▶ Exercise goal:
The lines to extract run from the first line of the material below to the line containing "(0,0) rectangle (927,754);", both included; leave the pictures behind.

-- BEGIN Data section --

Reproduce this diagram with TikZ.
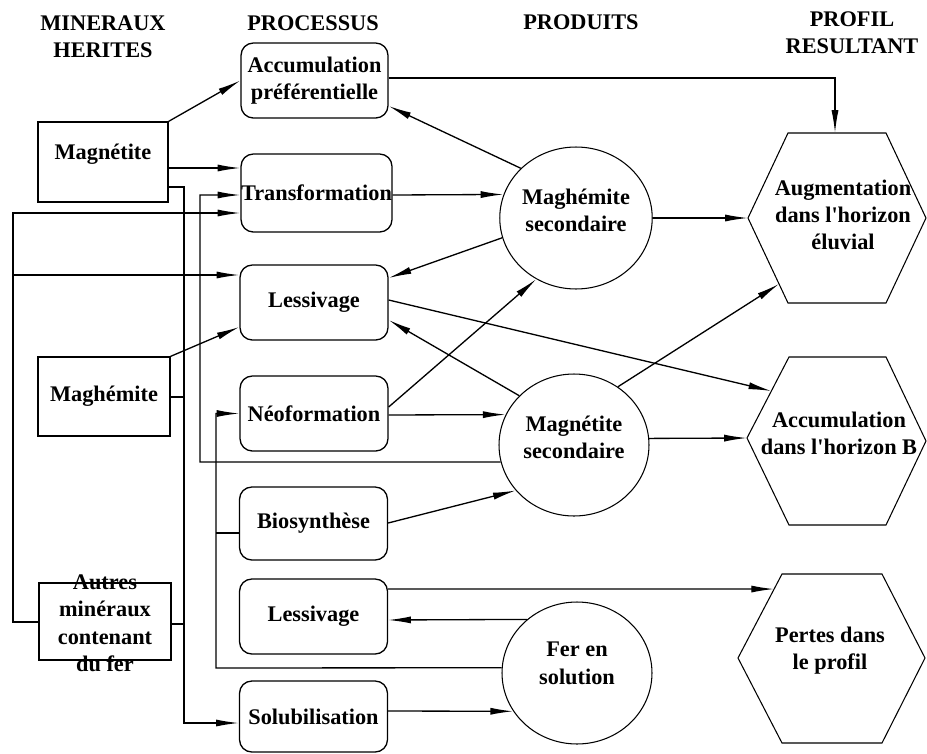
\documentclass[tikz,border=0pt]{standalone}
\usepackage{fontspec}
\newfontfamily\lib{Liberation Serif}
\usetikzlibrary{arrows.meta,shapes.geometric,calc}
\newcommand{\ctext}[2]{\smash{\raisebox{#1}{\begin{tabular}{@{}c@{}}#2\end{tabular}}}}
\begin{document}
\begin{tikzpicture}[x=0.02cm,y=-0.02cm,
  every node/.style={font=\lib\bfseries\fontsize{12.7}{15.5}\selectfont},
  lbox/.style={draw,line width=0.75pt,inner sep=0pt},
  pbox/.style={draw,line width=0.75pt,rounded corners=7pt,inner sep=0pt,align=center,minimum width=2.96cm,minimum height=1.5cm},
  prod/.style={draw,ellipse,line width=0.6pt,inner sep=0pt,minimum width=3cm,minimum height=2.84cm},
  hexa/.style={draw,line width=0.6pt,line join=miter},
  head/.style={align=center},
  txt/.style={align=center},
  con/.style={line width=0.75pt},
  arr/.style={con,-{Latex[length=13pt,width=4pt]}}
]
\useasboundingbox (0,0) rectangle (927,754);

% headers
\node[head] (hmin) at (103,37) {MINERAUX\\HERITES};
\node[head] (hpro) at (313,23) {PROCESSUS};
\node[head] (hprd) at (581,22) {PRODUITS};
\node[head] (hprf) at (852,33) {PROFIL\\RESULTANT};

% inherited minerals
\node[lbox,minimum width=2.6cm,minimum height=1.6cm] (mag) at (103,162) {\ctext{1.5pt}{Magnétite}};
\node[lbox,minimum width=2.64cm,minimum height=1.58cm] (mgh) at (104,396.5) {Maghémite};
\node[lbox,minimum width=2.64cm,minimum height=1.54cm] (aut) at (105,621.5)
  {\ctext{-5pt}{Autres\\minéraux\\contenant\\du fer}};

% processes
\node[pbox,minimum width=2.94cm] (acc) at (314.5,80.5) {Accumulation\\préférentielle};
\node[pbox,minimum width=3.02cm,minimum height=1.56cm] (tra) at (316.5,193) {Transformation};
\node[pbox] (les1) at (314,302.5) {Lessivage};
\node[pbox] (neo) at (314,413.5) {Néoformation};
\node[pbox,minimum height=1.46cm] (bio) at (313.5,523.5) {Biosynthèse};
\node[pbox] (les2) at (313.5,616.5) {Lessivage};
\node[pbox,minimum height=1.42cm] (sol) at (313.5,716.5) {Solubilisation};

% products
\node[prod] (mse) at (576,218) {\ctext{0pt}{Maghémite\\secondaire}};
\node[prod] (mts) at (574,445) {\ctext{0pt}{Magnétite\\secondaire}};
\node[prod] (fer) at (577,673) {\ctext{1.5pt}{Fer en\\solution}};

% resulting profile (hexagons)
\coordinate (augL) at (748,218); \coordinate (augTL) at (788,133);
\coordinate (augTR) at (886,133); \coordinate (augR) at (926,218);
\coordinate (augBR) at (886,303); \coordinate (augBL) at (788,303);
\coordinate (augT) at (835,133);
\coordinate (augE) at ($(augL)!0.776!(augBL)$);
\draw[hexa] (augL) -- (augTL) -- (augTR) -- (augR) -- (augBR) -- (augBL) -- cycle;
\node[txt] (aug) at (843,215) {Augmentation\\dans l'horizon\\éluvial};

\coordinate (accbL) at (747,438); \coordinate (accbTL) at (789,357);
\coordinate (accbTR) at (886,357); \coordinate (accbR) at (926,441);
\coordinate (accbBR) at (886,525); \coordinate (accbBL) at (789,525);
\coordinate (accbE) at ($(accbL)!0.58!(accbTL)$);
\draw[hexa] (accbL) -- (accbTL) -- (accbTR) -- (accbR) -- (accbBR) -- (accbBL) -- cycle;
\node[txt] (accb) at (839,433) {Accumulation\\dans l'horizon B};

\coordinate (perL) at (738,658); \coordinate (perTL) at (782,574);
\coordinate (perTR) at (882,574); \coordinate (perR) at (925,658);
\coordinate (perBR) at (882,743); \coordinate (perBL) at (782,743);
\coordinate (perE) at ($(perL)!0.821!(perTL)$);
\draw[hexa] (perL) -- (perTL) -- (perTR) -- (perR) -- (perBR) -- (perBL) -- cycle;
\node[txt] (per) at (830,651) {Pertes dans\\le profil};

% connectors from inherited minerals
\draw[arr] (mag.north east) -- (acc.west);
\draw[arr] (mag.east |- 0,168) -- (tra.west |- 0,168);
\draw[arr] (mag.east |- 0,187) -- (184,187) -- (184,723) -- (sol.west |- 0,723);
\draw[con] (mgh.east |- 0,397) -- (184,397);
\draw[con] (aut.east |- 0,624) -- (184,624);
\draw[arr] (aut.west |- 0,622) -- (13,622) -- (13,213) -- (tra.west |- 0,213);
\draw[arr] (13,275) -- (les1.west |- 0,275);
\draw[arr] (mgh.north east) -- (les1.west |- 0,327);

% feedback buses
\draw[arr] (mts.193) -- (200,462) -- (200,195) -- (tra.west |- 0,195);
\draw[arr] (fer.176) -- (216,668) -- (216,413.5) -- (neo.west);
\draw[con] (216,533) -- (bio.west |- 0,533);

% processes <-> products
\draw[arr] (acc.east |- 0,78) -- (835,78) -- (augT);
\draw[arr] (mse.138) -- (acc.east |- 0,106);
\draw[arr] (tra.east |- 0,195) -- (mse.162);
\draw[arr] (mse.195) -- (les1.east |- 0,278);
\draw[arr] (mse.east) -- (augL);
\draw[arr] (neo.east |- 0,407) -- (mse.237);
\draw[arr] (les1.east |- 0,300) -- (accbE);
\draw[arr] (mts.138) -- (les1.east |- 0,320);
\draw[arr] (mts.53) -- (augE);
\draw[arr] (neo.east |- 0,415) -- (mts.156);
\draw[arr] (mts.5) -- (accbL);
\draw[arr] (bio.east |- 0,523) -- (mts.218);
\draw[arr] (les2.east |- 0,589) -- (perE);
\draw[arr] (fer.133) -- (les2.east |- 0,620);
\draw[arr] (sol.east |- 0,711) -- (fer.211);
\end{tikzpicture}
\end{document}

-- END Data section --

▶ The response:
Reproduce this diagram with TikZ.
\documentclass[tikz,border=0pt]{standalone}
\usepackage{fontspec}
\newfontfamily\lib{Liberation Serif}
\usetikzlibrary{arrows.meta,shapes.geometric,calc}
\newcommand{\ctext}[2]{\smash{\raisebox{#1}{\begin{tabular}{@{}c@{}}#2\end{tabular}}}}
\begin{document}
\begin{tikzpicture}[x=0.02cm,y=-0.02cm,
  every node/.style={font=\lib\bfseries\fontsize{12.7}{15.5}\selectfont},
  lbox/.style={draw,line width=0.75pt,inner sep=0pt},
  pbox/.style={draw,line width=0.75pt,rounded corners=7pt,inner sep=0pt,align=center,minimum width=2.96cm,minimum height=1.5cm},
  prod/.style={draw,ellipse,line width=0.6pt,inner sep=0pt,minimum width=3cm,minimum height=2.84cm},
  hexa/.style={draw,line width=0.6pt,line join=miter},
  head/.style={align=center},
  txt/.style={align=center},
  con/.style={line width=0.75pt},
  arr/.style={con,-{Latex[length=13pt,width=4pt]}}
]
\useasboundingbox (0,0) rectangle (927,754);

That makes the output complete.